In one of my games I gave the players the ability to learn & prepare a 1d8+5 first level cure spell, a 2d8+10 second level spell. & a 3d8+15 third level spell with the restriction that being healed by them resulted in your next long rest taking a number of days equal to your level to complete a long rest. The campaign is sandboxy & time is pretty much never much of a problem several months in but the player response was I quote:"why would I ever prep* or cast any of those when I can just let the damage go away when they hit zero & bring them up normally after without the cost". The "characters fall to 0 so often that "pop-up" healing is a thing" because they lack the tools to do otherwise and the entrenched system is so good that no player would ever willingly abandon it no matter what they are offered.**

* at the time this was said by a healer archetype cleric who counted all of them as prepared automatically for free and would add their wisdom mod on top of that much larger heal.
** In addition to +2/+4 attrib items capable of going above 20 that same group has recipes to make "cursed" +2 & +4 attribute items that strip death saves & go back to death at -10 but are likewise asking every merchant for attrib=19 gear for non maxed attribs refusing to even consider making the ones that could bring attribs to 22 & 24 respectively.
Why are you doing this?

The thing that strikes me about alternative healing or death saves or lingering wounds is that they are things that require buy in all around. If you want the aesthetics of a different version of D&D then play that version.
It you want 5e to play differently then you need everyone to buy in to that playstyle.

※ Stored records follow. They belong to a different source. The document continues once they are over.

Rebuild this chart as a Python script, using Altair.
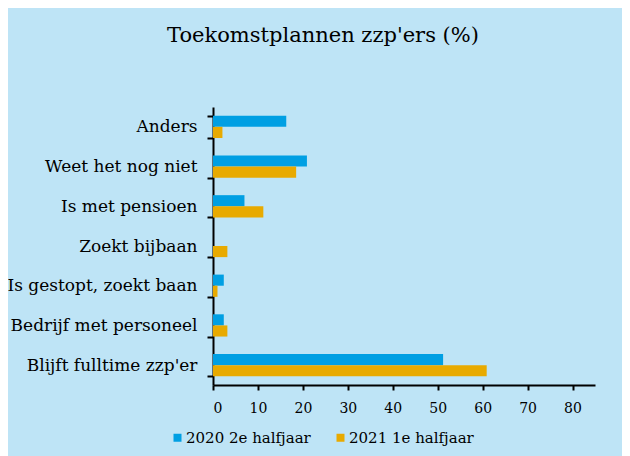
import altair as alt
import pandas as pd

categories = ["Anders", "Weet het nog niet", "Is met pensioen", "Zoekt bijbaan",
              "Is gestopt, zoekt baan", "Bedrijf met personeel", "Blijft fulltime zzp'er"]
series = ["2020 2e halfjaar", "2021 1e halfjaar"]
values_2020 = [16.3, 20.9, 7.0, 0.0, 2.4, 2.4, 51.2]
values_2021 = [2.1, 18.5, 11.2, 3.2, 1.0, 3.2, 60.9]
colors = ["#009FE3", "#E8AA00"]

rows = []
for c, a, b in zip(categories, values_2020, values_2021):
    rows.append({"cat": c, "serie": series[0], "val": a})
    rows.append({"cat": c, "serie": series[1], "val": b})
df = pd.DataFrame(rows)

FONT = "DejaVu Serif"

chart = alt.Chart(df).mark_bar().encode(
    x=alt.X("val:Q", scale=alt.Scale(domain=[0, 85], nice=False),
            axis=alt.Axis(values=[0, 10, 20, 30, 40, 50, 60, 70, 80], title=None,
                          grid=False, domainColor="black", domainWidth=2,
                          tickColor="black", tickWidth=2, tickSize=5,
                          labelFont=FONT, labelFontSize=14, labelColor="black",
                          labelPadding=11)),
    y=alt.Y("cat:N", sort=categories,
            scale=alt.Scale(paddingInner=0.44, paddingOuter=0.22),
            axis=alt.Axis(title=None, tickBand="extent", domainColor="black", domainWidth=2,
                          tickColor="black", tickWidth=2, tickSize=6,
                          labelFont=FONT, labelFontSize=17, labelColor="black",
                          labelPadding=10, labelLimit=300)),
    yOffset=alt.YOffset("serie:N", sort=series),
    color=alt.Color("serie:N", sort=series,
                    scale=alt.Scale(domain=series, range=colors),
                    legend=alt.Legend(title=None, orient="none", direction="horizontal",
                                      legendX=-43, legendY=323, symbolType="square",
                                      symbolSize=64, symbolStrokeWidth=0,
                                      labelFont=FONT, labelFontSize=15, labelColor="black",
                                      columnPadding=22, labelOffset=1, padding=0)),
).properties(
    width=382, height=278,
    title=alt.TitleParams("Toekomstplannen zzp'ers (%)", font=FONT, fontSize=21,
                          fontWeight="normal", color="black", anchor="middle",
                          frame="group", dx=-81, offset=52),
    autosize=alt.AutoSizeParams(type="none"),
    padding={"left": 205, "top": 99, "right": 27, "bottom": 71},
    background="#BEE4F6",
).configure_view(stroke=None)

chart.save("out.html", embed_options={"renderer": "svg", "actions": False})
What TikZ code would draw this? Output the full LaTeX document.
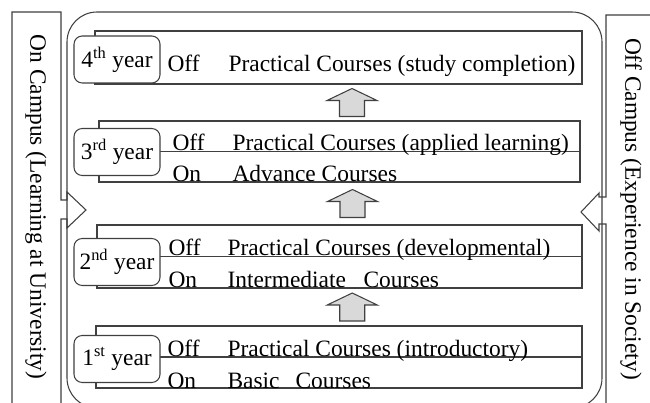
\documentclass[tikz,border=0pt]{standalone}
\usepackage{fontspec}
\setmainfont{Liberation Serif}
\usetikzlibrary{calc,fit}

\begin{document}
\begin{tikzpicture}[x=0.03cm,y=-0.03cm,line width=0.9pt,
  font=\fontsize{20}{24}\selectfont,
  yearbox/.style={draw=black!75, inner sep=0pt},
  yearlabel/.style={draw=black!75, fill=white, rounded corners=7pt,
    minimum width=2.58cm, minimum height=1.41cm, inner sep=0pt},
  rowtext/.style={anchor=base west, inner sep=0pt},
  upblock/.style={draw=black!75, fill=black!15},
  sidepanel/.style={draw=black!75, fill=white}]
  \clip (0,0) rectangle (650,403);

  \draw[sidepanel] (12,12) -- (61,12) -- (61,200) -- (67,200) -- (67,192) -- (86,210)
    -- (67,228) -- (67,219) -- (61,219) -- (61,420) -- (12,420) -- cycle;
  \draw[sidepanel] (660,15) -- (606,15) -- (606,197) -- (599,197) -- (599,193) -- (581,212)
    -- (599,231) -- (599,224) -- (606,224) -- (606,420) -- (660,420);
  \node[rotate=-90] (oncampus) at (36,207) {On Campus (Learning at University)};
  \node[rotate=-90] (offcampus) at (631,209) {Off Campus (Experience in Society)};

  \draw[black!75, rounded corners=0.9cm] (67,12) rectangle (602,408);

  \foreach \n/\l/\t/\r/\b in {4/95/31/582/84, 3/99/121/580/182,
                              2/97/225/582/288, 1/96/326/582/388}
    \node[yearbox, fit={(\l,\t) (\r,\b)}] (b\n) {};
  \foreach \n in {1,2,3}
    \draw[black!75] (b\n.west) -- (b\n.east);

  \foreach \n/\y/\s in {4/59.5/th, 3/152/rd, 2/262/nd, 1/359/st}
    \node[yearlabel] (y\n) at (117,\y) {\n\textsuperscript{\s} year};

  \foreach \id/\x/\y/\txt in {
    off4/167/72/Off, main4/228/72/Practical Courses (study completion),
    off3/172/151/Off, main3/232/151/Practical Courses (applied learning),
    on3/172/182/On, sub3/232/182/Advance Courses,
    off2/168/256/Off, main2/227/256/Practical Courses (developmental),
    on2/168/287/On, sub2/227/287/Intermediate, crs2/363/287/Courses,
    off1/167/356/Off, main1/227/356/Practical Courses (introductory),
    on1/167/388/On, sub1/227/388/Basic, crs1/295/388/Courses}
    \node[rowtext] (\id) at (\x,\y) {\txt};

  \foreach \hi/\lo in {4/3, 3/2, 2/1}
    \draw[upblock] ($(b\hi.south)!0.5!(b\lo.north)+(13,0)$) ++(-12.5,14) -- ++(0,-16)
      -- ++(-12.5,0) -- ++(25,-12) -- ++(25,12) -- ++(-12.5,0) -- ++(0,16) -- cycle;
\end{tikzpicture}
\end{document}
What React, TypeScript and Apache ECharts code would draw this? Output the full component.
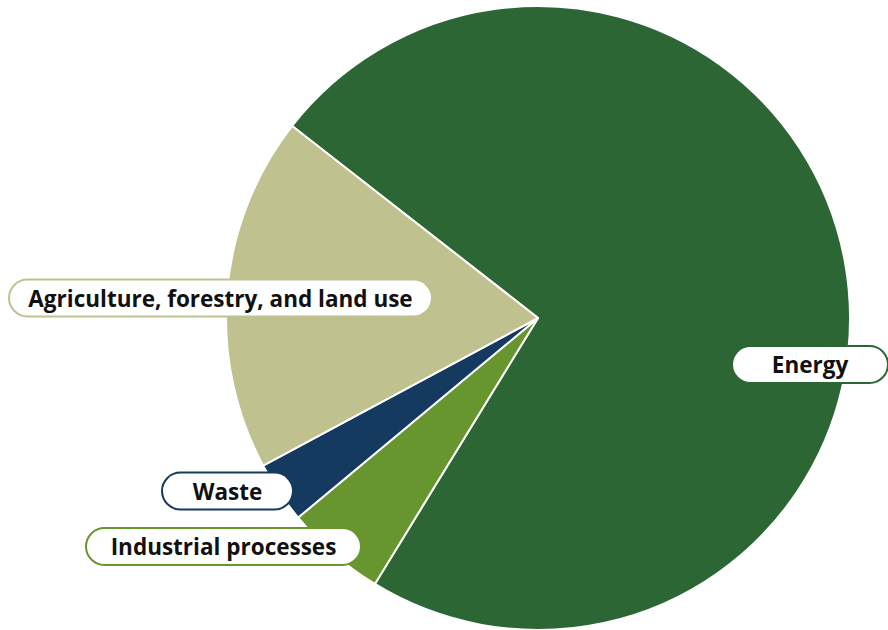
import React, { useEffect, useRef } from "react";
import * as echarts from "echarts";

const categories = ["Energy", "Industrial processes", "Waste", "Agriculture, forestry, and land use"];
const values = [73.2, 5.2, 3.2, 18.4];
const colors = ["#2c6634", "#67962f", "#153a60", "#bfc28f"];
// label box: centre x, centre y, box width
const labelBox: [number, number, number][] = [
  [810, 364.5, 158],
  [223.5, 546.5, 277],
  [227.5, 491, 133],
  [220.5, 298, 425],
];

export default function App() {
  const ref = useRef<HTMLDivElement>(null);
  useEffect(() => {
    document.body.style.margin = "0";
    const chart = echarts.init(ref.current!, null, { renderer: "svg" });
    chart.setOption({
      animation: false,
      series: [
        {
          type: "pie",
          center: [538, 318],
          radius: [0, 312],
          startAngle: 142,
          clockwise: true,
          avoidLabelOverlap: false,
          itemStyle: { borderColor: "#ffffff", borderWidth: 2 },
          labelLine: { show: false },
          emphasis: { disabled: true },
          data: categories.map((name, i) => ({
            name,
            value: values[i],
            itemStyle: { color: colors[i] },
            label: { borderColor: colors[i], width: labelBox[i][2] - 4 },
          })),
          label: {
            show: true,
            position: "inside",
            formatter: "{b}",
            color: "#111111",
            fontFamily: "'Open Sans', sans-serif",
            fontWeight: "bold",
            fontSize: 22.5,
            backgroundColor: "#ffffff",
            borderWidth: 2,
            borderRadius: 19,
            padding: [0, 0, 0, 0],
            height: 35,
            lineHeight: 35,
            align: "center",
            overflow: "none",
          },
          labelLayout: (params: any) => ({
            x: labelBox[params.dataIndex][0],
            y: labelBox[params.dataIndex][1],
            align: "center",
            verticalAlign: "middle",
          }),
        },
      ],
    });
    return () => chart.dispose();
  }, []);
  return <div ref={ref} style={{ width: 888, height: 630 }} />;
}
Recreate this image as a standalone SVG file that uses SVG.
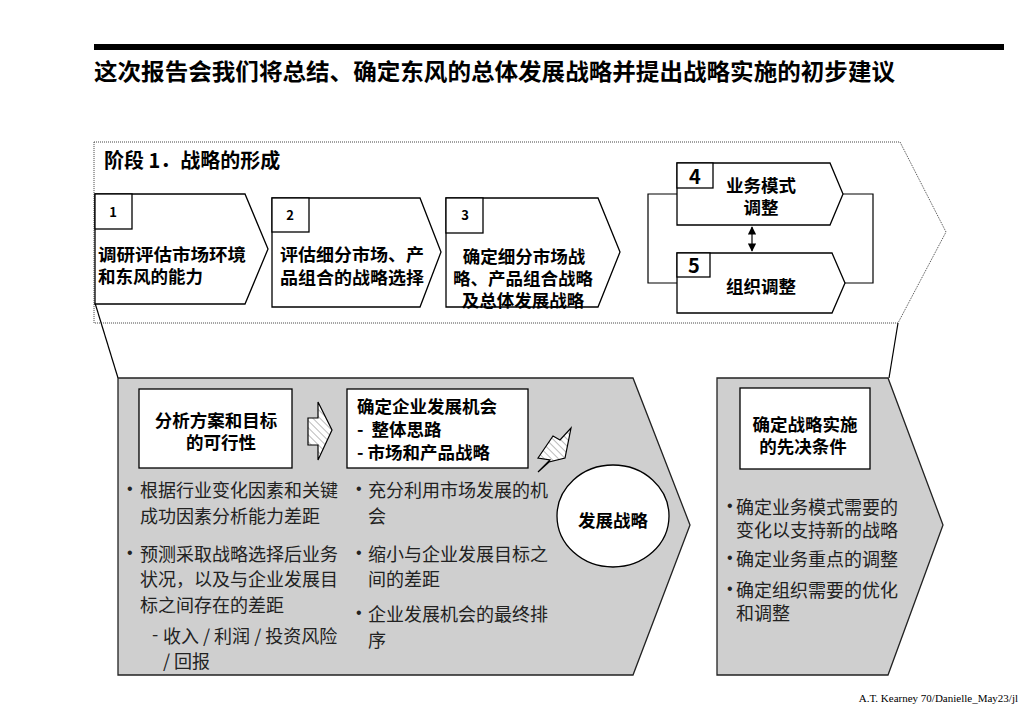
<svg xmlns="http://www.w3.org/2000/svg" width="1024" height="709" viewBox="0 0 1024 709">
<defs>
<style>
.t{font-family:"Noto Sans CJK SC","Noto Sans",sans-serif;fill:#000}
.b{font-weight:700;font-size:17.5px}
.n{font-weight:400;font-size:18px;fill:#222}
.dot{font-family:"Liberation Sans",Arial,sans-serif;font-size:16px;fill:#222}
.box{fill:#fff;stroke:#000;stroke-width:1.3}
.panel{fill:#cfcfcf;stroke:#222;stroke-width:1.3}
.ln{fill:none;stroke:#000;stroke-width:1.2}
</style>
<pattern id="hatch" patternUnits="userSpaceOnUse" width="5" height="5" patternTransform="rotate(-45)">
<rect width="5" height="5" fill="#fff"/>
<line x1="0" y1="0" x2="0" y2="5" stroke="#777" stroke-width="1"/>
</pattern>
<marker id="ah" viewBox="0 0 10 10" refX="9" refY="5" markerWidth="7" markerHeight="7" orient="auto-start-reverse">
<path d="M0,0 L10,5 L0,10 z" fill="#000"/>
</marker>
</defs>
<rect width="1024" height="709" fill="#fff"/>

<g id="header">
<rect x="94" y="44" width="910" height="6" fill="#000"/>
<text class="t" x="94" y="80" font-size="23" font-weight="700" textLength="801" lengthAdjust="spacingAndGlyphs">这次报告会我们将总结、确定东风的总体发展战略并提出战略实施的初步建议</text>
</g>

<g id="stage1">
<path d="M94,142 L900,142 L946,232 L898,323 L94,323 Z" fill="#fff" stroke="#444" stroke-width="1" stroke-dasharray="1,1"/>
<text class="t" x="104" y="168" font-size="20" font-weight="700">阶段 1．战略的形成</text>
</g>

<g id="connectors">
<line class="ln" x1="95" y1="303" x2="118" y2="378"/>
<line class="ln" x1="898" y1="323" x2="889" y2="378"/>
<polyline class="ln" points="843,194 873,194 873,283 845,283"/>
<polyline class="ln" points="677,194 648,194 648,283 677,283"/>
<line class="ln" x1="752" y1="227" x2="752" y2="251" marker-start="url(#ah)" marker-end="url(#ah)"/>
</g>

<g id="step1">
<path class="box" d="M95,194 L245,194 L268,249 L245,304 L95,304 Z"/>
<rect class="box" x="95" y="194" width="37" height="35"/>
<text class="t" x="113" y="217" font-size="13" font-weight="700" text-anchor="middle">1</text>
<text class="t b" x="98" y="261" textLength="148" lengthAdjust="spacingAndGlyphs">调研评估市场环境</text>
<text class="t b" x="98" y="283">和东风的能力</text>
</g>

<g id="step2">
<path class="box" d="M272,198 L420,198 L441,252 L420,307 L272,307 Z"/>
<rect class="box" x="272" y="198" width="37" height="34"/>
<text class="t" x="290" y="220" font-size="13" font-weight="700" text-anchor="middle">2</text>
<text class="t b" x="280" y="261" textLength="144" lengthAdjust="spacingAndGlyphs">评估细分市场、产</text>
<text class="t b" x="280" y="284" textLength="144" lengthAdjust="spacingAndGlyphs">品组合的战略选择</text>
</g>

<g id="step3">
<path class="box" d="M446,198 L598,198 L620,252 L598,307 L446,307 Z"/>
<rect class="box" x="446" y="198" width="37" height="35"/>
<text class="t" x="465" y="220" font-size="13" font-weight="700" text-anchor="middle">3</text>
<text class="t b" x="524" y="263" text-anchor="middle">确定细分市场战</text>
<text class="t b" x="523" y="285" text-anchor="middle">略、产品组合战略</text>
<text class="t b" x="523" y="307" text-anchor="middle">及总体发展战略</text>
</g>

<g id="step4">
<path class="box" d="M677,163 L830,163 L843,194 L830,225 L677,225 Z"/>
<rect class="box" x="677" y="163" width="36" height="25"/>
<text class="t" x="695" y="184" font-size="20" font-weight="700" text-anchor="middle">4</text>
<text class="t b" x="761" y="192" text-anchor="middle">业务模式</text>
<text class="t b" x="761" y="214" text-anchor="middle">调整</text>
</g>

<g id="step5">
<path class="box" d="M677,253 L832,253 L845,283 L832,313 L677,313 Z"/>
<rect class="box" x="677" y="253" width="33" height="24"/>
<text class="t" x="694" y="273" font-size="20" font-weight="700" text-anchor="middle">5</text>
<text class="t b" x="761" y="293" text-anchor="middle">组织调整</text>
</g>

<g id="panel-strategy">
<path class="panel" d="M118,378 L633,378 L690,525 L633,675 L118,675 Z"/>
</g>

<g id="box-feasibility">
<rect class="box" x="139" y="389" width="153" height="79"/>
<text class="t b" x="216" y="427" text-anchor="middle">分析方案和目标</text>
<text class="t b" x="221" y="449" text-anchor="middle">的可行性</text>
</g>

<g id="arrow1">
<path d="M318,402 L332,430 L318,460 L318,445 L308,445 L308,418 L318,418 Z" fill="url(#hatch)" stroke="#000" stroke-width="1.2"/>
</g>

<g id="box-opportunity">
<rect class="box" x="347" y="389" width="181" height="79"/>
<text class="t b" x="357" y="413">确定企业发展机会</text>
<text class="t b" x="357" y="436" xml:space="preserve">-  整体思路</text>
<text class="t b" x="357" y="459">- 市场和产品战略</text>
</g>

<g id="arrow2">
<path d="M538,458 L553,436 L560,440 L571,428 L565,458 L549,462 L538,472 L550,460 Z" fill="url(#hatch)" stroke="#000" stroke-width="1.2"/>
</g>

<g id="ellipse-strategy">
<ellipse cx="613" cy="516" rx="56" ry="51" fill="#fff" stroke="#000" stroke-width="1.3"/>
<text class="t b" x="613" y="527" text-anchor="middle">发展战略</text>
</g>

<g id="bullets-left">
<text class="dot" x="127" y="494">•</text>
<text class="t n" x="140" y="497">根据行业变化因素和关键</text>
<text class="t n" x="140" y="523">成功因素分析能力差距</text>
<text class="dot" x="127" y="558">•</text>
<text class="t n" x="140" y="561">预测采取战略选择后业务</text>
<text class="t n" x="140" y="586">状况，以及与企业发展目</text>
<text class="t n" x="140" y="612">标之间存在的差距</text>
<text class="t n" x="152" y="641" font-size="14" fill="#666">-</text>
<text class="t n" x="163" y="643" xml:space="preserve">收入 / 利润 / 投资风险</text>
<text class="t n" x="163" y="668">/ 回报</text>
</g>

<g id="bullets-mid">
<text class="dot" x="356" y="494">•</text>
<text class="t n" x="368" y="497">充分利用市场发展的机</text>
<text class="t n" x="368" y="523">会</text>
<text class="dot" x="356" y="558">•</text>
<text class="t n" x="368" y="561">缩小与企业发展目标之</text>
<text class="t n" x="368" y="586">间的差距</text>
<text class="dot" x="356" y="618">•</text>
<text class="t n" x="368" y="621">企业发展机会的最终排</text>
<text class="t n" x="368" y="647">序</text>
</g>

<g id="panel-implementation">
<path class="panel" d="M717,378 L888,378 L943,525 L888,675 L717,675 Z"/>
<rect class="box" x="740" y="388" width="130" height="81"/>
<text class="t b" x="805" y="431" text-anchor="middle">确定战略实施</text>
<text class="t b" x="803" y="453" text-anchor="middle">的先决条件</text>
<text class="dot" x="727" y="511">•</text>
<text class="t n" x="736" y="514">确定业务模式需要的</text>
<text class="t n" x="736" y="537">变化以支持新的战略</text>
<text class="dot" x="727" y="563">•</text>
<text class="t n" x="736" y="566">确定业务重点的调整</text>
<text class="dot" x="727" y="594">•</text>
<text class="t n" x="736" y="597">确定组织需要的优化</text>
<text class="t n" x="736" y="620">和调整</text>
</g>

<g id="footer">
<text x="1018" y="702" font-family="Liberation Serif,serif" font-size="11" text-anchor="end" fill="#000">A.T. Kearney 70/Danielle_May23/jl</text>
</g>
</svg>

I have been watching some Critical Role and they do not wait for players to drop to 0 before healing and drop healing spells using high level slots. It is not optimal but they have chosen this as a aesthetic choice.
 

...gotta say, I'm not seeing where the players are wrong on this one. Your penalties are far in excess of the worth of the spell or item in question, making them non-choices. These options are nowhere near as tempting as you seem to think they are, given the massive penalties associated with them.

Like for real, cursed items that eliminate death saves? No one in their right mind would ever choose those. For any reason. They're obviously far more dangerous than they are beneficial.
Now you are starting to see the depth of this multipart problem. You can't just fix part of the problem because some parts need need huge buffs to provide the missing tools while other parts need "dangerous" nerfs to keep those buffs from being excessive like the houserrule in the OP. All parts need to changed simultaneously & the system is so brokenly slanted that "no one in their right mind would ever choose those. For any reason" as you say.

death saves & yoyo healing with death saves nullifying any damage beyond zero are so generous that they go beyond excessive video game cheat code power levels so anything not equal or better runs into "no one in their right mind would ever choose those. For any reason".